## SOURCE DATA
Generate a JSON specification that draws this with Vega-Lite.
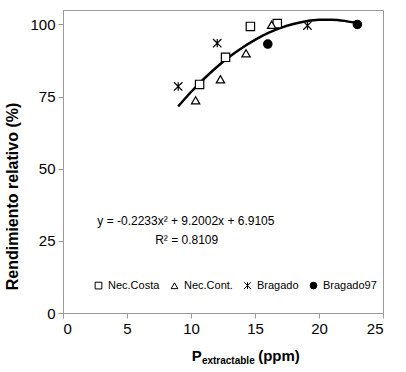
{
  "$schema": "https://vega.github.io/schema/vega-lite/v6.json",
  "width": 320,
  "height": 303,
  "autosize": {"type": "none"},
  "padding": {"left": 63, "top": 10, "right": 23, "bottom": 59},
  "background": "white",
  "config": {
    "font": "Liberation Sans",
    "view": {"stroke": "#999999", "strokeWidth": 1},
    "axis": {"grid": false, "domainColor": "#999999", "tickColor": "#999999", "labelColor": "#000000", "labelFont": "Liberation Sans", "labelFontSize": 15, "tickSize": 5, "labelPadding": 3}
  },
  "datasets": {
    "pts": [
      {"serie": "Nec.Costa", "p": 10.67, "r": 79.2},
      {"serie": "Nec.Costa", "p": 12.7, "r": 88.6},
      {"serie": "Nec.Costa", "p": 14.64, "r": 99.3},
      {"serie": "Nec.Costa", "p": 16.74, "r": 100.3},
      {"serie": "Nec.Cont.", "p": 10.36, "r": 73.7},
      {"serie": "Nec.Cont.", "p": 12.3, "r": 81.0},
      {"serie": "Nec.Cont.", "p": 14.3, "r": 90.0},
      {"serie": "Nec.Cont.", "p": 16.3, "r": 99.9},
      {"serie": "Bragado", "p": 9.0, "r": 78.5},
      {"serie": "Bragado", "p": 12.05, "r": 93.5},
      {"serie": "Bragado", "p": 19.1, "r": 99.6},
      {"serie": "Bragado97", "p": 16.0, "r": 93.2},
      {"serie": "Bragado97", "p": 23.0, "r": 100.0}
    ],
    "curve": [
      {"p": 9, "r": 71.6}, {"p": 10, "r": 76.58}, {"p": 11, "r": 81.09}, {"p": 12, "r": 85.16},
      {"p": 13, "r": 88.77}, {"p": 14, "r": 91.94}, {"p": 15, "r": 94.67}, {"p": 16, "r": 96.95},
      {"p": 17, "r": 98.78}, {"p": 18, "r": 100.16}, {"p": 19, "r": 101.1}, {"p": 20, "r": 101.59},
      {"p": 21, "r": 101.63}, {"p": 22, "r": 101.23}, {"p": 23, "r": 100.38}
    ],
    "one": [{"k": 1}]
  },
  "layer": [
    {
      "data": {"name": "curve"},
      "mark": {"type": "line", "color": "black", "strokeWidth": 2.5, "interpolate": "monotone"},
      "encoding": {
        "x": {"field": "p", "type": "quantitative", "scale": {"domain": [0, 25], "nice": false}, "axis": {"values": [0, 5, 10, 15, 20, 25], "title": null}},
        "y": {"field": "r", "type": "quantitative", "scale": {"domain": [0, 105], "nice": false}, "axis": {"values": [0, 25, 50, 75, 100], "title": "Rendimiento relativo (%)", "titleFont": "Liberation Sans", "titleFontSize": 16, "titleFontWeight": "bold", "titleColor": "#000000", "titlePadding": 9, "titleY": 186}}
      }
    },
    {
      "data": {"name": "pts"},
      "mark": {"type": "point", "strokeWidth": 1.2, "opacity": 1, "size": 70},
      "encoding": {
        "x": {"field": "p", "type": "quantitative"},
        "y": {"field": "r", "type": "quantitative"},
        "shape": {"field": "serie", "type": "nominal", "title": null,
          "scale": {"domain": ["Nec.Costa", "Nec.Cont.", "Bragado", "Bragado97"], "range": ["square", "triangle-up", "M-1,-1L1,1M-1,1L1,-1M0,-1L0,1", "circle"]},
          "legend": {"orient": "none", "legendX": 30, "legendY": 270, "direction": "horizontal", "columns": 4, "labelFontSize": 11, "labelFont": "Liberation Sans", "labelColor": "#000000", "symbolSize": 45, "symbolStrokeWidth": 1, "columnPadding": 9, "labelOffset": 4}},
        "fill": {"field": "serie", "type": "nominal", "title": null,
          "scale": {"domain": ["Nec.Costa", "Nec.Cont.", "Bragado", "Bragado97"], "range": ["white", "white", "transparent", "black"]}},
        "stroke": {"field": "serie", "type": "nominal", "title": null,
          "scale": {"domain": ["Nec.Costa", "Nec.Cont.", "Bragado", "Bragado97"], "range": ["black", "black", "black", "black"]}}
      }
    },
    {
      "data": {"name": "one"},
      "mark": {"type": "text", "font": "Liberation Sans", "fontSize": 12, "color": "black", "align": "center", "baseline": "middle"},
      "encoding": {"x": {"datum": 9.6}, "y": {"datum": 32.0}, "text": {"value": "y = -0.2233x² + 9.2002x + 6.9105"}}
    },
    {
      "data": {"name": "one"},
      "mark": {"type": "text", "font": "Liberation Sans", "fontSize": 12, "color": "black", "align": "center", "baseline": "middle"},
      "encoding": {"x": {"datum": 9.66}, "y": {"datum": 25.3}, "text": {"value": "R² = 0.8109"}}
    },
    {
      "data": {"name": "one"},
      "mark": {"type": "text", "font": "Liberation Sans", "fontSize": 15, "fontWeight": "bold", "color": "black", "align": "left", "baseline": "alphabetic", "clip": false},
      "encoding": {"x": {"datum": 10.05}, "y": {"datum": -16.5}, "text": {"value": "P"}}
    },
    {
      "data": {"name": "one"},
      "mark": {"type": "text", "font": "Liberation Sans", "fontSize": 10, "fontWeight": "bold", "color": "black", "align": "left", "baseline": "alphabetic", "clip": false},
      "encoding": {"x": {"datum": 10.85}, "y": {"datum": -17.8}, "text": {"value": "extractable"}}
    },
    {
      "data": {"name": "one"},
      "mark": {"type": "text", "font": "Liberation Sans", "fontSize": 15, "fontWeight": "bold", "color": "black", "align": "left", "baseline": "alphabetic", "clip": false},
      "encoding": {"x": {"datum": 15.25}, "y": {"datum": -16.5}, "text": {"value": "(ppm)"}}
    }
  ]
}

## DO THIS
Reproduce every line precisely as given, omitting all pictures.

## EXPECTED ANSWER
Generate a JSON specification that draws this with Vega-Lite.
{
  "$schema": "https://vega.github.io/schema/vega-lite/v6.json",
  "width": 320,
  "height": 303,
  "autosize": {"type": "none"},
  "padding": {"left": 63, "top": 10, "right": 23, "bottom": 59},
  "background": "white",
  "config": {
    "font": "Liberation Sans",
    "view": {"stroke": "#999999", "strokeWidth": 1},
    "axis": {"grid": false, "domainColor": "#999999", "tickColor": "#999999", "labelColor": "#000000", "labelFont": "Liberation Sans", "labelFontSize": 15, "tickSize": 5, "labelPadding": 3}
  },
  "datasets": {
    "pts": [
      {"serie": "Nec.Costa", "p": 10.67, "r": 79.2},
      {"serie": "Nec.Costa", "p": 12.7, "r": 88.6},
      {"serie": "Nec.Costa", "p": 14.64, "r": 99.3},
      {"serie": "Nec.Costa", "p": 16.74, "r": 100.3},
      {"serie": "Nec.Cont.", "p": 10.36, "r": 73.7},
      {"serie": "Nec.Cont.", "p": 12.3, "r": 81.0},
      {"serie": "Nec.Cont.", "p": 14.3, "r": 90.0},
      {"serie": "Nec.Cont.", "p": 16.3, "r": 99.9},
      {"serie": "Bragado", "p": 9.0, "r": 78.5},
      {"serie": "Bragado", "p": 12.05, "r": 93.5},
      {"serie": "Bragado", "p": 19.1, "r": 99.6},
      {"serie": "Bragado97", "p": 16.0, "r": 93.2},
      {"serie": "Bragado97", "p": 23.0, "r": 100.0}
    ],
    "curve": [
      {"p": 9, "r": 71.6}, {"p": 10, "r": 76.58}, {"p": 11, "r": 81.09}, {"p": 12, "r": 85.16},
      {"p": 13, "r": 88.77}, {"p": 14, "r": 91.94}, {"p": 15, "r": 94.67}, {"p": 16, "r": 96.95},
      {"p": 17, "r": 98.78}, {"p": 18, "r": 100.16}, {"p": 19, "r": 101.1}, {"p": 20, "r": 101.59},
      {"p": 21, "r": 101.63}, {"p": 22, "r": 101.23}, {"p": 23, "r": 100.38}
    ],
    "one": [{"k": 1}]
  },
  "layer": [
    {
      "data": {"name": "curve"},
      "mark": {"type": "line", "color": "black", "strokeWidth": 2.5, "interpolate": "monotone"},
      "encoding": {
        "x": {"field": "p", "type": "quantitative", "scale": {"domain": [0, 25], "nice": false}, "axis": {"values": [0, 5, 10, 15, 20, 25], "title": null}},
        "y": {"field": "r", "type": "quantitative", "scale": {"domain": [0, 105], "nice": false}, "axis": {"values": [0, 25, 50, 75, 100], "title": "Rendimiento relativo (%)", "titleFont": "Liberation Sans", "titleFontSize": 16, "titleFontWeight": "bold", "titleColor": "#000000", "titlePadding": 9, "titleY": 186}}
      }
    },
    {
      "data": {"name": "pts"},
      "mark": {"type": "point", "strokeWidth": 1.2, "opacity": 1, "size": 70},
      "encoding": {
        "x": {"field": "p", "type": "quantitative"},
        "y": {"field": "r", "type": "quantitative"},
        "shape": {"field": "serie", "type": "nominal", "title": null,
          "scale": {"domain": ["Nec.Costa", "Nec.Cont.", "Bragado", "Bragado97"], "range": ["square", "triangle-up", "M-1,-1L1,1M-1,1L1,-1M0,-1L0,1", "circle"]},
          "legend": {"orient": "none", "legendX": 30, "legendY": 270, "direction": "horizontal", "columns": 4, "labelFontSize": 11, "labelFont": "Liberation Sans", "labelColor": "#000000", "symbolSize": 45, "symbolStrokeWidth": 1, "columnPadding": 9, "labelOffset": 4}},
        "fill": {"field": "serie", "type": "nominal", "title": null,
          "scale": {"domain": ["Nec.Costa", "Nec.Cont.", "Bragado", "Bragado97"], "range": ["white", "white", "transparent", "black"]}},
        "stroke": {"field": "serie", "type": "nominal", "title": null,
          "scale": {"domain": ["Nec.Costa", "Nec.Cont.", "Bragado", "Bragado97"], "range": ["black", "black", "black", "black"]}}
      }
    },
    {
      "data": {"name": "one"},
      "mark": {"type": "text", "font": "Liberation Sans", "fontSize": 12, "color": "black", "align": "center", "baseline": "middle"},
      "encoding": {"x": {"datum": 9.6}, "y": {"datum": 32.0}, "text": {"value": "y = -0.2233x² + 9.2002x + 6.9105"}}
    },
    {
      "data": {"name": "one"},
      "mark": {"type": "text", "font": "Liberation Sans", "fontSize": 12, "color": "black", "align": "center", "baseline": "middle"},
      "encoding": {"x": {"datum": 9.66}, "y": {"datum": 25.3}, "text": {"value": "R² = 0.8109"}}
    },
    {
      "data": {"name": "one"},
      "mark": {"type": "text", "font": "Liberation Sans", "fontSize": 15, "fontWeight": "bold", "color": "black", "align": "left", "baseline": "alphabetic", "clip": false},
      "encoding": {"x": {"datum": 10.05}, "y": {"datum": -16.5}, "text": {"value": "P"}}
    },
    {
      "data": {"name": "one"},
      "mark": {"type": "text", "font": "Liberation Sans", "fontSize": 10, "fontWeight": "bold", "color": "black", "align": "left", "baseline": "alphabetic", "clip": false},
      "encoding": {"x": {"datum": 10.85}, "y": {"datum": -17.8}, "text": {"value": "extractable"}}
    },
    {
      "data": {"name": "one"},
      "mark": {"type": "text", "font": "Liberation Sans", "fontSize": 15, "fontWeight": "bold", "color": "black", "align": "left", "baseline": "alphabetic", "clip": false},
      "encoding": {"x": {"datum": 15.25}, "y": {"datum": -16.5}, "text": {"value": "(ppm)"}}
    }
  ]
}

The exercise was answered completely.